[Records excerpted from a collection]
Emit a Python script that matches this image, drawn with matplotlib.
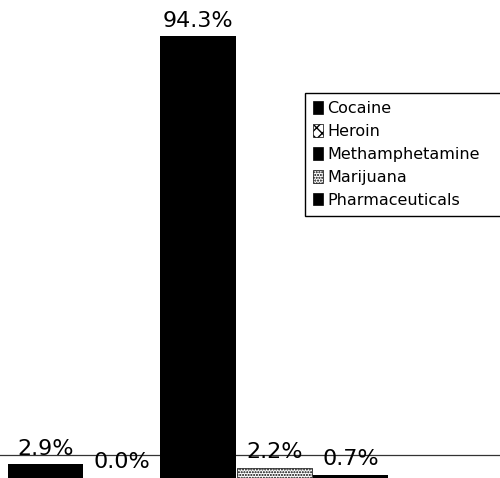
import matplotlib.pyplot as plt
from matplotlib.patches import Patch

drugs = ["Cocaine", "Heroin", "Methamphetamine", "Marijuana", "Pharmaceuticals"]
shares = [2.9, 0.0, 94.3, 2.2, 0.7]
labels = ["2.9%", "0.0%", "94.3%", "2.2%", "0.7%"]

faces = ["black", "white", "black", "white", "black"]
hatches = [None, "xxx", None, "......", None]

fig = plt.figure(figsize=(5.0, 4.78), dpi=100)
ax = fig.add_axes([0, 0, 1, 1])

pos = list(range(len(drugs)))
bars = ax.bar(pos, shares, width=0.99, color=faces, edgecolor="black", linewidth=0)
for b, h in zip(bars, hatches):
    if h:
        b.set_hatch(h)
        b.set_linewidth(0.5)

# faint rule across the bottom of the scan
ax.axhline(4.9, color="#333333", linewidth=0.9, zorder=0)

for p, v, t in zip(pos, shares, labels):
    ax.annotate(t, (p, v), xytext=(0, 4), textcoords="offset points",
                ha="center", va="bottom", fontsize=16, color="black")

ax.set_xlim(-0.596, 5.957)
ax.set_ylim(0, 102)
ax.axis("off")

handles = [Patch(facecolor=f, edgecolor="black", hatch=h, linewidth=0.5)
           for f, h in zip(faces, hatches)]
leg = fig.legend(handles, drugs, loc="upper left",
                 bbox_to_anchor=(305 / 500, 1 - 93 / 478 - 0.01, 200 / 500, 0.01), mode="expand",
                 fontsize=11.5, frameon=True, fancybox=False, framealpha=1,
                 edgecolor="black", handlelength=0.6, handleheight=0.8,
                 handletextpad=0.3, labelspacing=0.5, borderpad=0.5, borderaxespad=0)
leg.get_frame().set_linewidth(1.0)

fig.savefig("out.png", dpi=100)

==

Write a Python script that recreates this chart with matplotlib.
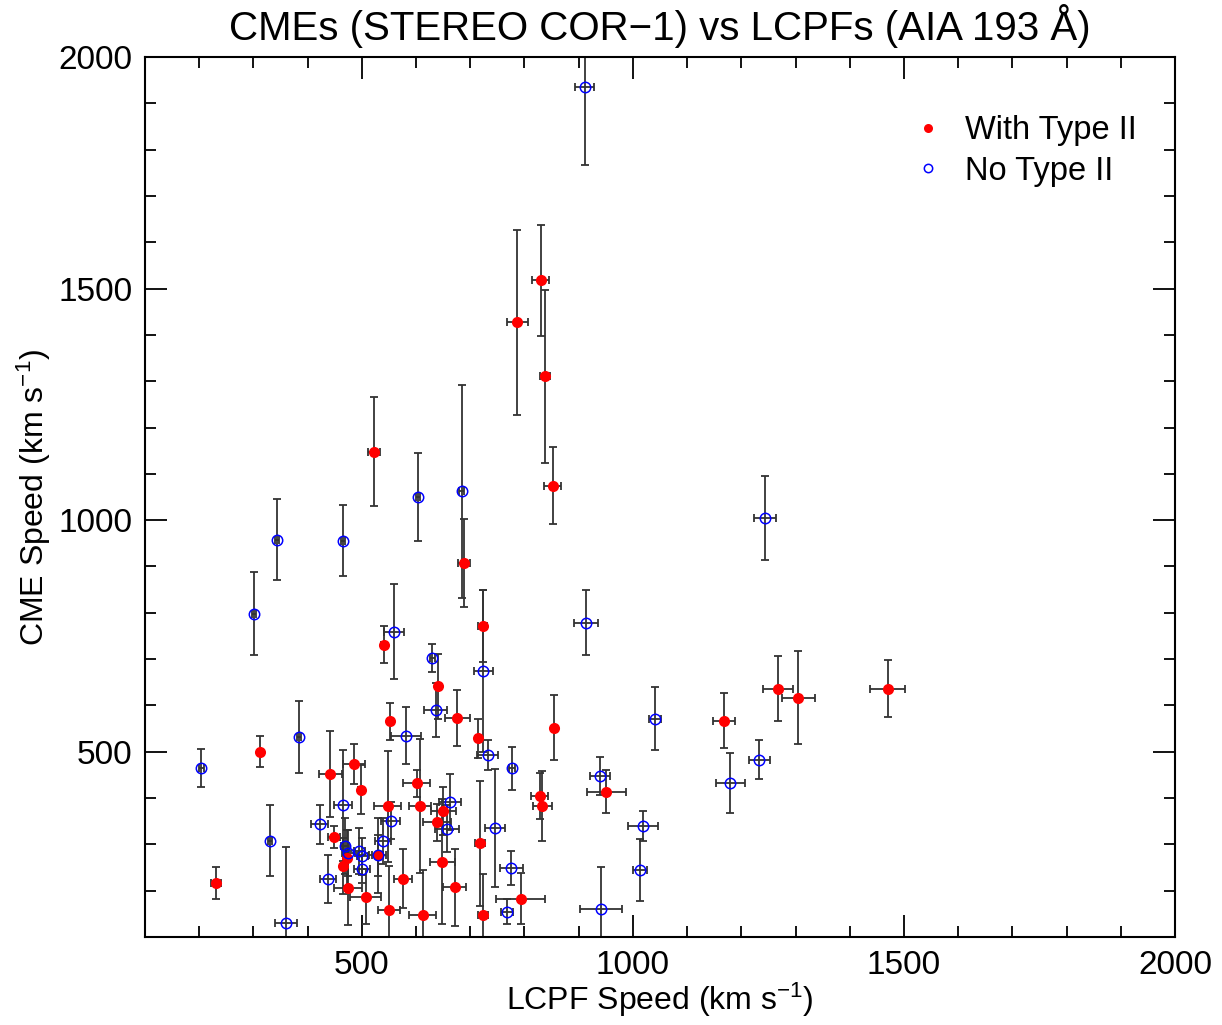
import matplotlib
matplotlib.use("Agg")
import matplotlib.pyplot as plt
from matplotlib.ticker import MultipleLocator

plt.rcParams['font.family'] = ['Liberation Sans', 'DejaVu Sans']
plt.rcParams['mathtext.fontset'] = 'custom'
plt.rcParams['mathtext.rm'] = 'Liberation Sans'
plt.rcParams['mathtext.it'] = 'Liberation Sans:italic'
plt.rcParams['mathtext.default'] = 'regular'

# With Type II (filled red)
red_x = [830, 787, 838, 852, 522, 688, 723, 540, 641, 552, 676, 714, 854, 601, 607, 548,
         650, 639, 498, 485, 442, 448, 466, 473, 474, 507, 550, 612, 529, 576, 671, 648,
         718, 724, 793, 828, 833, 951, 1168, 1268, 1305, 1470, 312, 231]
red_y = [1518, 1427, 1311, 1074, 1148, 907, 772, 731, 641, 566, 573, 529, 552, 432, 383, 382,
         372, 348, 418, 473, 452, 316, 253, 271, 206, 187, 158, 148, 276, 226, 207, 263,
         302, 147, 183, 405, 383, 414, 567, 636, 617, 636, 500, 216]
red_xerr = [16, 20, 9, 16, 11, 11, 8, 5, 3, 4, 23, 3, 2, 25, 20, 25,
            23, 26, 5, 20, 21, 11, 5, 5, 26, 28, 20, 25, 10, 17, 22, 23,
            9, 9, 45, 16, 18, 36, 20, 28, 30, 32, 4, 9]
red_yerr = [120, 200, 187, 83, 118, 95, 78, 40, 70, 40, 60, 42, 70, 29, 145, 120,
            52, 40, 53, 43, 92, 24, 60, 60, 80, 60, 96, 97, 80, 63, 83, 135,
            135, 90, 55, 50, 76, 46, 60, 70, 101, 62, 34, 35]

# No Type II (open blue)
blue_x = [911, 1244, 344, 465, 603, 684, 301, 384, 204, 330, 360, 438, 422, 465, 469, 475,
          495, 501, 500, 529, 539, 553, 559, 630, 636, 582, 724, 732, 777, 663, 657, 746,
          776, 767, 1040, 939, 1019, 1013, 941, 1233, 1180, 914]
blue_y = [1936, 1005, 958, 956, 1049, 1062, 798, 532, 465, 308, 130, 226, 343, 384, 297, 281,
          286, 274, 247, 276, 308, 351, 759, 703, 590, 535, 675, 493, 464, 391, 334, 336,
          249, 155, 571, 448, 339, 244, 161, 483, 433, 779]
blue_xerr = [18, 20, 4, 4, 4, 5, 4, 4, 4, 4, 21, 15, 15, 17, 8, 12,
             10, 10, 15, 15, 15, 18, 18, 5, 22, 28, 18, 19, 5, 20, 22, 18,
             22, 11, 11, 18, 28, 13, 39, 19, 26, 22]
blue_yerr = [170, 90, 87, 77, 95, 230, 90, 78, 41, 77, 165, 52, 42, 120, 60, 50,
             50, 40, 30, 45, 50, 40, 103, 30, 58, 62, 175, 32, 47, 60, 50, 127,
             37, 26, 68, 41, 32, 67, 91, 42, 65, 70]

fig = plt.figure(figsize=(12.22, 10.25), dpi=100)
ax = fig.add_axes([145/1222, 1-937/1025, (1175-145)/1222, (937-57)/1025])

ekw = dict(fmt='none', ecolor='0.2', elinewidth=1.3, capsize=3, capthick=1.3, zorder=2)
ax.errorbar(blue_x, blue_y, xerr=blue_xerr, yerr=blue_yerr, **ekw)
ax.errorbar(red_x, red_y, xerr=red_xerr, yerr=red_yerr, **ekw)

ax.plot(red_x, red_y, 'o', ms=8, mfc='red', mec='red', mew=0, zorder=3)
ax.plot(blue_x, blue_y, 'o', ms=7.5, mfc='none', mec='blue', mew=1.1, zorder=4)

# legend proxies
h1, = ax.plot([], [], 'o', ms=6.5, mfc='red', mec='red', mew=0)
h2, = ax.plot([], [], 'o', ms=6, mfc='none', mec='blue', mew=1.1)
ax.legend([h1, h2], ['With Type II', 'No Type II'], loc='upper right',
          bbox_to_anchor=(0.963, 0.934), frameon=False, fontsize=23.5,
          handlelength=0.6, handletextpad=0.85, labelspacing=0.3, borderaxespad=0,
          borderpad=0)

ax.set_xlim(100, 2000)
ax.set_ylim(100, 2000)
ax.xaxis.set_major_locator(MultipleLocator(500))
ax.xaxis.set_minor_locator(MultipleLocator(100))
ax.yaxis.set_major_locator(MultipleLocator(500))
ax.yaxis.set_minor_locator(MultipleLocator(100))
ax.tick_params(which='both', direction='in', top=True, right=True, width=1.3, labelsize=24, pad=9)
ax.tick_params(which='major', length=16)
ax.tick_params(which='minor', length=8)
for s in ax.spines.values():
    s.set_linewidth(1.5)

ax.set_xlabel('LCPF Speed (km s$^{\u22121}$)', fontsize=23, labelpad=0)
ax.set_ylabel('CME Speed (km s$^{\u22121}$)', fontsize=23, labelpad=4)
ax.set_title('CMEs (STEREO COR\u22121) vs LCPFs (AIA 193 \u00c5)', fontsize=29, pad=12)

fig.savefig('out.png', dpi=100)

---

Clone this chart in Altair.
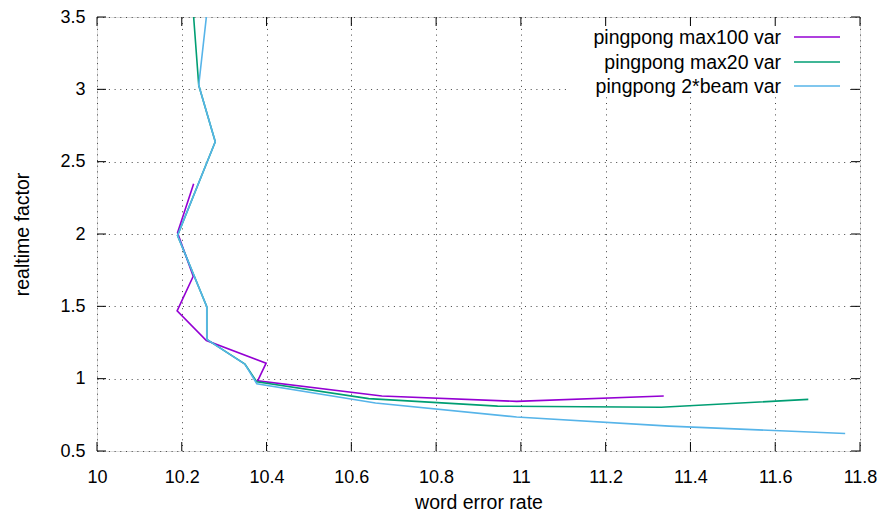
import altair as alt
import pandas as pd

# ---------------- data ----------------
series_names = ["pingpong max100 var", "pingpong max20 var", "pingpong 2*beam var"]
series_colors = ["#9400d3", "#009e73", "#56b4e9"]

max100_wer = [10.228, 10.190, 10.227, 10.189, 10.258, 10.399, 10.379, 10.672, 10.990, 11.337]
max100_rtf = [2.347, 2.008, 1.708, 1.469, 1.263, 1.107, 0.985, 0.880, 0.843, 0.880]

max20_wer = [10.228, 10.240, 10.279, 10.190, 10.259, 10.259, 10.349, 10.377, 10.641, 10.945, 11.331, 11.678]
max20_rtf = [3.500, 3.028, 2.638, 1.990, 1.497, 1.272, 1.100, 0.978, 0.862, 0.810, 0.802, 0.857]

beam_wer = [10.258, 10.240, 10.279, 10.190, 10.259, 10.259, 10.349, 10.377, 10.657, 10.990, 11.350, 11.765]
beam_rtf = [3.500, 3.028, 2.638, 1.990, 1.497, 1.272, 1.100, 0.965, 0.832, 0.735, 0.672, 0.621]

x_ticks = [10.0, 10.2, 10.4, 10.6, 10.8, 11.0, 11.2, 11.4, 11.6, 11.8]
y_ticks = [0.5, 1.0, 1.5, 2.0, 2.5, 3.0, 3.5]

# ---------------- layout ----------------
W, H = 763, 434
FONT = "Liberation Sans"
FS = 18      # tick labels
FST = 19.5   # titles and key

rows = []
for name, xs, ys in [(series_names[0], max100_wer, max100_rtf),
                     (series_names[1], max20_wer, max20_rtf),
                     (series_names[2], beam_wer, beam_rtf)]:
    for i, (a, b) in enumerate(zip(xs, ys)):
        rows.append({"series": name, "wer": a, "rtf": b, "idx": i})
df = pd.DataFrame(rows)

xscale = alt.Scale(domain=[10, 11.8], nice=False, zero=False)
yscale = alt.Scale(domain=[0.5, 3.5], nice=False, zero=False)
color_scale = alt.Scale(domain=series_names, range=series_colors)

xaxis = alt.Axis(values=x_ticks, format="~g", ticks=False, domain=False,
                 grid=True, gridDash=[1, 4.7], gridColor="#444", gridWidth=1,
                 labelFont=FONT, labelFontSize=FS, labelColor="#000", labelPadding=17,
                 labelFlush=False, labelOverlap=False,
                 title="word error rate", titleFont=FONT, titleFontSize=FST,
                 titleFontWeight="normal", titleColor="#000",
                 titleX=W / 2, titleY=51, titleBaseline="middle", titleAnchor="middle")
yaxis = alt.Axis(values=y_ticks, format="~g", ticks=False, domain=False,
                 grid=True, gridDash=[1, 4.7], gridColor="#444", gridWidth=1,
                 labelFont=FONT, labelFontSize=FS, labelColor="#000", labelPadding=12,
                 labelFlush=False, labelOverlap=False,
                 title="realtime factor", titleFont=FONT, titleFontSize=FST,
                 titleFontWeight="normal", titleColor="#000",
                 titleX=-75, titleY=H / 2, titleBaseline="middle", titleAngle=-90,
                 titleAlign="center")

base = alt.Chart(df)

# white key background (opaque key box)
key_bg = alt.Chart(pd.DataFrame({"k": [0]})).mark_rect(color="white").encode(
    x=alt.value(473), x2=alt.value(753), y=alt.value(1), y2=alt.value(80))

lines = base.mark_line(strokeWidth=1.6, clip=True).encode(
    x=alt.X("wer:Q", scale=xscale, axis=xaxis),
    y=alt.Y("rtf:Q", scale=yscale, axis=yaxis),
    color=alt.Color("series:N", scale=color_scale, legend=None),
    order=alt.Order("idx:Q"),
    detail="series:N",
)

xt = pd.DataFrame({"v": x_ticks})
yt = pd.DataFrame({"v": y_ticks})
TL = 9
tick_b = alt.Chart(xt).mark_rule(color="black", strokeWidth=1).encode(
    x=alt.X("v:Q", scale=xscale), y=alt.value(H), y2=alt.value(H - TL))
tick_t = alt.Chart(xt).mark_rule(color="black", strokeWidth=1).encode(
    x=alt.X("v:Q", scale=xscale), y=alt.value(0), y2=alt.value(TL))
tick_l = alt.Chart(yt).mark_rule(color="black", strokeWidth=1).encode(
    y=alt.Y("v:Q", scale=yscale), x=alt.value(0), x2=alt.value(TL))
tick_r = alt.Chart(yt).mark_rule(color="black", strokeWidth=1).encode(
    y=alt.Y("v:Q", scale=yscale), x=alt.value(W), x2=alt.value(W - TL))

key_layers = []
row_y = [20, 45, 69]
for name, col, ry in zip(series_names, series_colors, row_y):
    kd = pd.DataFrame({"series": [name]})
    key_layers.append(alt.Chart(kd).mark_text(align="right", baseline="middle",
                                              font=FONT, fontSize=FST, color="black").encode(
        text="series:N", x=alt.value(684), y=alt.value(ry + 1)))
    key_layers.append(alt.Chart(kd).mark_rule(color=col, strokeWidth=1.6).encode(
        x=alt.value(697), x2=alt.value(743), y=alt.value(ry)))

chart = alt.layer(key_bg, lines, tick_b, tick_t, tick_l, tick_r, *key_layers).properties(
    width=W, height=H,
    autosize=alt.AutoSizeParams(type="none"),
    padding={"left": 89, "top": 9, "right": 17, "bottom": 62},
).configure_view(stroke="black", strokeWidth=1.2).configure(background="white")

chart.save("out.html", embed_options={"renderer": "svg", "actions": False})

# EXERCISE OBJECTIVE
Take the stretch from the line containing "Write a Python" through the line containing "plt.rcParams['mathtext.default'] = 'regular'" and reproduce it exactly, both ends included. Omit the pictures.

# TASK OUTPUT
Write a Python script that recreates this chart with matplotlib.
import matplotlib
matplotlib.use("Agg")
import matplotlib.pyplot as plt
from matplotlib.ticker import MultipleLocator

plt.rcParams['font.family'] = ['Liberation Sans', 'DejaVu Sans']
plt.rcParams['mathtext.fontset'] = 'custom'
plt.rcParams['mathtext.rm'] = 'Liberation Sans'
plt.rcParams['mathtext.it'] = 'Liberation Sans:italic'
plt.rcParams['mathtext.default'] = 'regular'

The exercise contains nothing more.